When I was young, I thought that my parents were stupid and simplistic. I thought older people had a childlike view of life and that most of them had no awareness of world events. I was certain that I - and others of my generation - knew much more than my elders and I "knew" that the world would be a much better place if only all the old folks would abdicate their positions of responsibility and be replaced by young people like me.
Of course, each generation has its own slang and lingo, its own styles and fashions, its own icons and heroes, its new and improved technology. Each generation has a vague notion that, somehow, preceding generations did manage to reproduce, but OUR generation is the one that really discovered sex! All of these differences made us . . . different . . . and since I preferred my generations slang, lingo, fashions, etc., we had made better choices, so we must be smarter, cooler, more hip, etc. We were "groovy like a foreign movie" so we had to be better . . . right?
As I got older, I got a different perspective on the generations. I realized that the differences didn't make my generation better; they only made us different. Having your hair dyed green is not inherently better than having your hair cut in a mullet or a crew cut.
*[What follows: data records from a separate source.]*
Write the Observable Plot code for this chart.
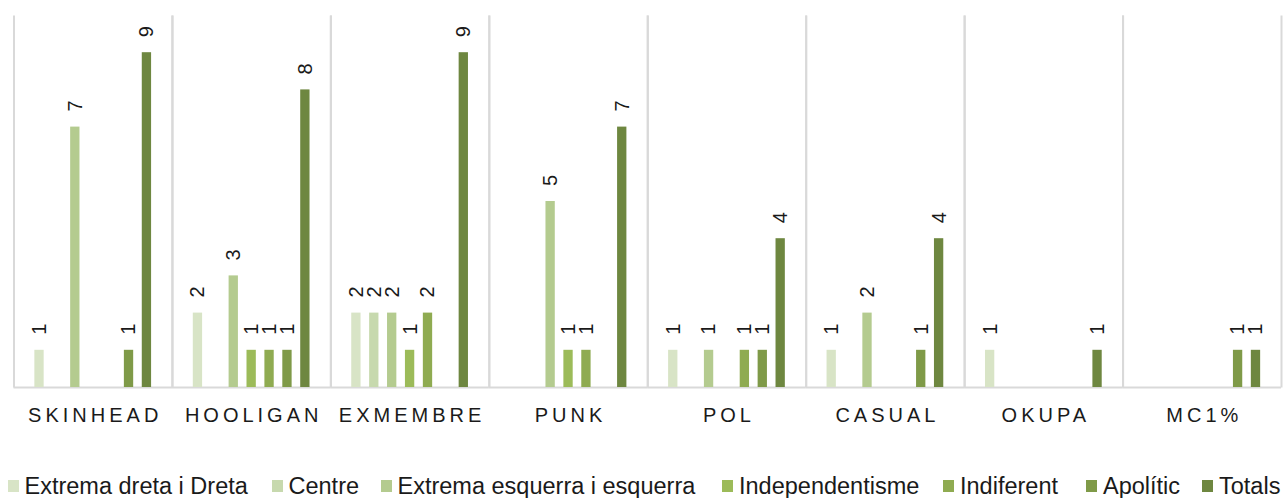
<!DOCTYPE html>
<html>
<head>
<meta charset="utf-8">
<script src="https://cdn.jsdelivr.net/npm/d3@7"></script>
<script src="https://cdn.jsdelivr.net/npm/@observablehq/plot@0.6"></script>
<style>
  html, body { margin: 0; padding: 0; background: #fff; }
  body { width: 1288px; height: 498px; overflow: hidden; font-family: Arial, "Liberation Sans", sans-serif; }
  #legend { position: relative; height: 58px; }
  .item { position: absolute; top: 34px; height: 24px; line-height: 24px; font-size: 23.5px; color: #1a1a1a; white-space: nowrap; }
  .sw { position: absolute; top: 6px; width: 11px; height: 12px; }
  .lbl { position: absolute; left: 17px; top: 0; }
</style>
</head>
<body>
<div id="chart"></div>
<div id="legend"></div>
<script>
const categories = ["SKINHEAD", "HOOLIGAN", "EXMEMBRE", "PUNK", "POL", "CASUAL", "OKUPA", "MC1%"];
const series = ["Extrema dreta i Dreta", "Centre", "Extrema esquerra i esquerra", "Independentisme", "Indiferent", "Apolític", "Totals"];
const colors = ["#d8e4c6", "#c7d9ae", "#b4cb8f", "#9cbb59", "#8fab51", "#7f9a48", "#6e8740"];

const extremaDreta   = [1, 2, 2, 0, 1, 1, 1, 0];
const centre         = [0, 0, 2, 0, 0, 0, 0, 0];
const extremaEsq     = [7, 3, 2, 5, 1, 2, 0, 0];
const independent    = [0, 1, 1, 1, 0, 0, 0, 0];
const indiferent     = [0, 1, 2, 1, 1, 0, 0, 0];
const apolitic       = [1, 1, 0, 0, 1, 1, 0, 1];
const totals         = [9, 8, 9, 7, 4, 4, 1, 1];

const seriesValues = [extremaDreta, centre, extremaEsq, independent, indiferent, apolitic, totals];

const rows = [];
categories.forEach((c, i) => {
  series.forEach((s, j) => {
    const v = seriesValues[j][i];
    if (v > 0) rows.push({category: c, series: s, value: v});
  });
});

const W = 1288, H = 440, ML = 13.5, MR = 7, MT = 15, MB = 53;
const facetW = (W - ML - MR) / categories.length;
const facetH = H - MT - MB;

const chart = Plot.plot({
  width: W, height: H,
  marginLeft: ML, marginRight: MR, marginTop: MT, marginBottom: MB,
  style: {fontFamily: "Arial, 'Liberation Sans', sans-serif", fontSize: "20px", color: "#1a1a1a", background: "white"},
  facet: {data: rows, x: "category"},
  fx: {domain: categories, padding: 0, round: false, label: null, axis: "bottom", tickSize: 0, tickPadding: 20},
  x: {domain: series, paddingInner: 0.48, paddingOuter: 1.165, round: false, axis: null},
  y: {domain: [0, 10], axis: null},
  color: {domain: series, range: colors},
  marks: [
    Plot.frame({stroke: "#d9d9d9", strokeWidth: 2, fill: "none",
      strokeDasharray: `0 ${facetW} ${facetH} ${facetW} ${facetH}`}),
    Plot.ruleY([0], {stroke: "#d9d9d9", strokeWidth: 2}),
    Plot.barY(rows, {x: "series", y: "value", fill: "series"}),
    Plot.text(rows, {x: "series", y: "value", text: d => String(d.value), rotate: -90,
      textAnchor: "start", lineAnchor: "middle", dy: -15.5, fontSize: 20, fill: "#1a1a1a"})
  ]
});
document.getElementById("chart").appendChild(chart);

d3.select(chart).selectAll('[aria-label^="fx-axis"] text')
  .attr("font-size", 20)
  .attr("letter-spacing", "4px")
  .attr("dx", "2px")
  .attr("fill", "#1a1a1a");

// legend
const legendX = [7.5, 271.5, 380.5, 722, 943, 1086, 1202];
const legend = d3.select("#legend");
series.forEach((s, j) => {
  const it = legend.append("div").attr("class", "item").style("left", legendX[j] + "px");
  it.append("div").attr("class", "sw").style("background", colors[j]);
  it.append("span").attr("class", "lbl").text(s);
});
</script>
</body>
</html>
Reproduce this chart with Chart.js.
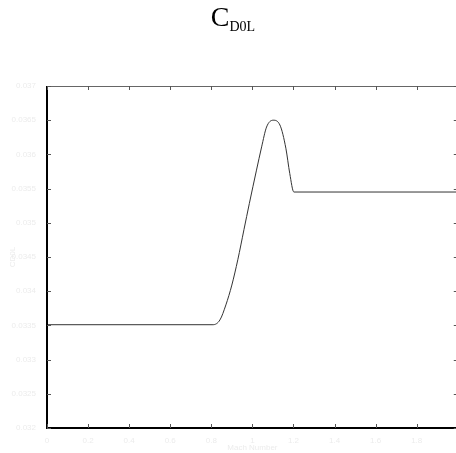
<!DOCTYPE html>
<html>
<head>
<meta charset="utf-8">
<script src="https://cdn.jsdelivr.net/npm/chart.js@4"></script>
<style>
  html, body { margin: 0; padding: 0; background: #fff; overflow: hidden; }
  #wrap { position: relative; width: 460px; height: 453px; }
  #title {
    position: absolute; left: 0; top: 3px; width: 466px; text-align: center;
    font-family: "Liberation Serif", "Times New Roman", serif; font-size: 28px;
    line-height: 28px; color: #000;
  }
  #title span { font-size: 14px; position: relative; top: 5px; }
</style>
</head>
<body>
<div id="wrap">
  <canvas id="chart" width="460" height="453"></canvas>
  <div id="title">C<span>D0L</span></div>
</div>
<script>
// Mach number vs CD0L
const machValues = [0, 0.808, 0.842, 0.871, 0.900, 0.929, 0.959, 0.985, 1.020, 1.045, 1.069, 1.101, 1.134, 1.163, 1.182, 1.202, 2.0];
const cd0lValues = [0.03351, 0.03351, 0.03358, 0.03380, 0.03409, 0.03446, 0.03490, 0.03528, 0.03577, 0.03611, 0.03640, 0.03650, 0.03643, 0.03609, 0.03572, 0.03545, 0.03545];

const xTitle = 'Mach Number';
const yTitle = 'CD0L';
const faint = '#ececec';

// inward tick marks + frame, drawn from the library scales
const framePlugin = {
    id: 'frame',
    afterDraw(chart) {
        const ctx = chart.ctx;
        const a = chart.chartArea;
        const xs = chart.scales.x;
        const ys = chart.scales.y;
        ctx.save();
        ctx.strokeStyle = '#666';
        ctx.lineWidth = 1;
        ctx.beginPath();
        ctx.moveTo(a.left, a.top + 0.5);
        ctx.lineTo(a.right, a.top + 0.5);
        ctx.moveTo(a.right - 0.5, a.top);
        ctx.lineTo(a.right - 0.5, a.bottom);
        ctx.stroke();

        ctx.strokeStyle = '#000';
        ctx.lineWidth = 2;
        ctx.beginPath();
        ctx.moveTo(a.left, a.top);
        ctx.lineTo(a.left, a.bottom);
        ctx.lineTo(a.right, a.bottom);
        ctx.stroke();

        ctx.strokeStyle = '#555';
        ctx.lineWidth = 1;
        ctx.beginPath();
        xs.ticks.forEach((t, i) => {
            const px = Math.round(xs.getPixelForTick(i)) + 0.5;
            ctx.moveTo(px, a.bottom);
            ctx.lineTo(px, a.bottom - 4);
            ctx.moveTo(px, a.top);
            ctx.lineTo(px, a.top + 4);
        });
        ys.ticks.forEach((t, i) => {
            const py = Math.round(ys.getPixelForTick(i)) + 0.5;
            ctx.moveTo(a.left, py);
            ctx.lineTo(a.left + 4, py);
            ctx.moveTo(a.right, py);
            ctx.lineTo(a.right - 4, py);
        });
        ctx.stroke();
        ctx.restore();
    }
};

const points = machValues.map((m, i) => ({ x: m, y: cd0lValues[i] }));

new Chart(document.getElementById('chart').getContext('2d'), {
    type: 'line',
    data: {
        datasets: [{
            data: points,
            borderColor: '#333',
            borderWidth: 1,
            pointRadius: 0,
            fill: false,
            cubicInterpolationMode: 'monotone'
        }]
    },
    options: {
        responsive: false,
        animation: false,
        layout: { padding: { top: 86, right: 2, left: 0, bottom: 0 } },
        plugins: { legend: { display: false }, tooltip: { enabled: false } },
        scales: {
            x: {
                type: 'linear',
                min: 0,
                max: 2,
                grid: { display: false },
                border: { display: false },
                ticks: {
                    stepSize: 0.2,
                    color: faint,
                    padding: 0,
                    maxRotation: 0,
                    font: { family: 'Liberation Sans', size: 8 },
                    callback: v => String(+v.toFixed(1))
                },
                title: {
                    display: true, text: xTitle, color: faint,
                    padding: { top: 0, bottom: 0 },
                    font: { family: 'Liberation Sans', size: 8 }
                },
                afterFit: s => { s.height = 25; }
            },
            y: {
                min: 0.032,
                max: 0.037,
                grid: { display: false },
                border: { display: false },
                ticks: {
                    stepSize: 0.0005,
                    color: faint,
                    padding: 3,
                    font: { family: 'Liberation Sans', size: 8 },
                    callback: v => String(+v.toFixed(4))
                },
                title: {
                    display: true, text: yTitle, color: faint,
                    padding: { top: 8, bottom: 0 },
                    font: { family: 'Liberation Sans', size: 8 }
                },
                afterFit: s => { s.width = 47; }
            }
        }
    },
    plugins: [framePlugin]
});
</script>
</body>
</html>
Technology may have given us new ways to communicate, but previous generations had communicated effectively. It may not sound cool to say "23 skidoo" anymore, but in 2066, people will probably think it is odd to say "Let's do Netflix and chill!" In 10-20 years, your current fashions may look quite silly. All of the things that you think are so wonderful will probably not stand the test of time any better than did all of the really cool things that me generation had, like leisure suits and ridiculous hair.
As I got older, I realized that my elders were not stupid and that it was my own self-centeredness and lack of perspective that led me to judge them so harshly. Eventually, those old folks were not stupid at all! I also realized that, as it comes of age, each generation discovers the world and struggles to assert its position and power. Young people always think they know more than older people; it is simply a part of the maturing process. Each generation repeats the same process!
The earlier you recognize these truths, the sooner you will actually receive respect and be asked to assume a position of responsibility. There is nothing demeaning or debasing about acknowledging the wisdom of elders and learning from the wisdom they try to impart, but . . . rebelliousness is a feature of our younger years and EVERY generation struggles with this idea.
Is your generation THAT different? Do you think that your generation will break from this pattern and develop truly revolutionary ideas, that you will produce leaders who are qualitatively different from those of preceding generations?